As a Garth Ennis war comic, I’m not sure Nightingale is the best War Story. As a War Story, it’s the best comic. Ennis’s script gets out of the way and lets David Lloyd’s art do its terrible magic. Because Nightingale is a nightmare, not just because it takes place on rough, cold waters in World War II, giving Lloyd all sorts of opportunities for literal stomach-churning art of the water. Ennis also digs in on it with the script, the words making the imagery all the more unsettling.
To get the clarification out of the way—it’s either the best or second best War Story (so far). Ennis’s script is so straightforward it’s almost loose. This story’s narrator is the first officer of a British warship, the Nightingale. She’s on convoy protection duty, and, until now, the ship’s had extraordinary luck. We know the luck will run out because the story opens with the ship at the bottom of the sea, the first officer narrating from beyond the grave.

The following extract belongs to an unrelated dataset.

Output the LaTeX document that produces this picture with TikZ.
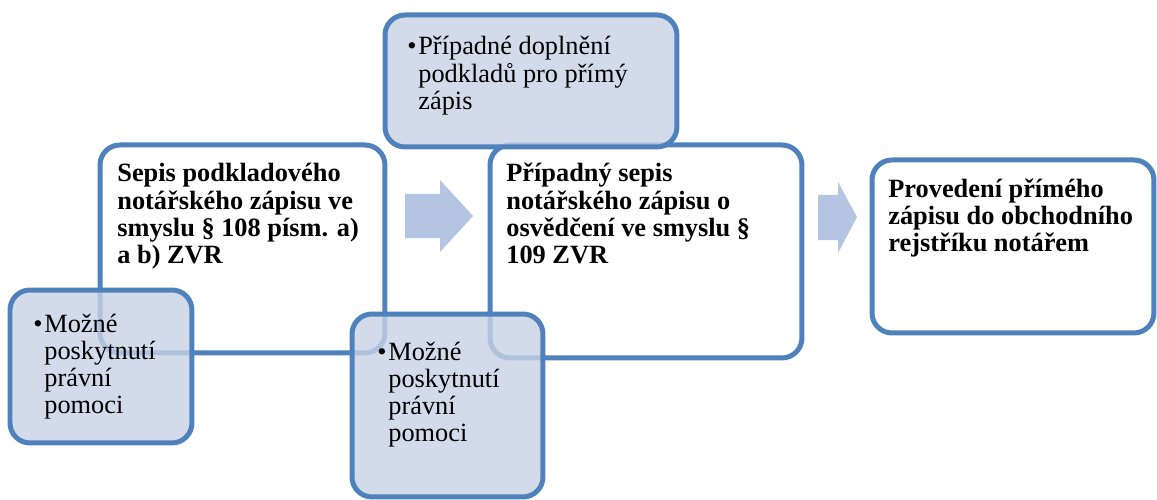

Now, it’s never a horror comic. There’s never the slightest supernatural hint, but Lloyd’s dark, turgid panels create this disquieting effect, even as the first officer may be narrating a dream, not reality. Ennis doesn’t imply any hopefulness exactly, just potential for a metaphoric sinking. When the first officer returns home on leave, he has a nightmare, for instance. There’s a particularly phenomenal sequence of panels showing downed ship after downed ship cluttering the ocean floor. It is a nightmare, one Lloyd and Ennis do a stunning job conveying.
Things start going wrong for the ship when they’re ordered to abandon the commercial freighters during a mission. The admiralty has heard a German super-ship is out of port, and the protocol is scattering the convoy will make it harder on the Germans. Except that plan just leads to the Germans picking off the freighters and their civilian crews as the Nightingale’s crew just listens to the distress calls.
The crew then becomes convinced they’re cursed for their dereliction of duty despite it being ordered (and double-ordered) from on high.
Ennis keeps the script very simple; he’s got far more unexplained jargon than usual, with the first officer’s narration at times hurried and erratic. The memories are too rapid, the narration in a race to keep up with Lloyd’s panels as they flash forward; beautiful pacing in the panels, just breathtaking work from Lloyd. He’s the reason Nightingale’s so spectacular; another artist, same script, it’d have been successful, though nowhere near as much. Lloyd’s rough, queasy art makes Ennis’s—not in a bad way—obvious narrative hit harder and, frankly, more viciously. Nightingale’s not mean exactly, but it’s definitely hostile.
And absolutely first-rate war comics. It’s easily the most formally ambitious of the War Story issues, making its success even more accomplished.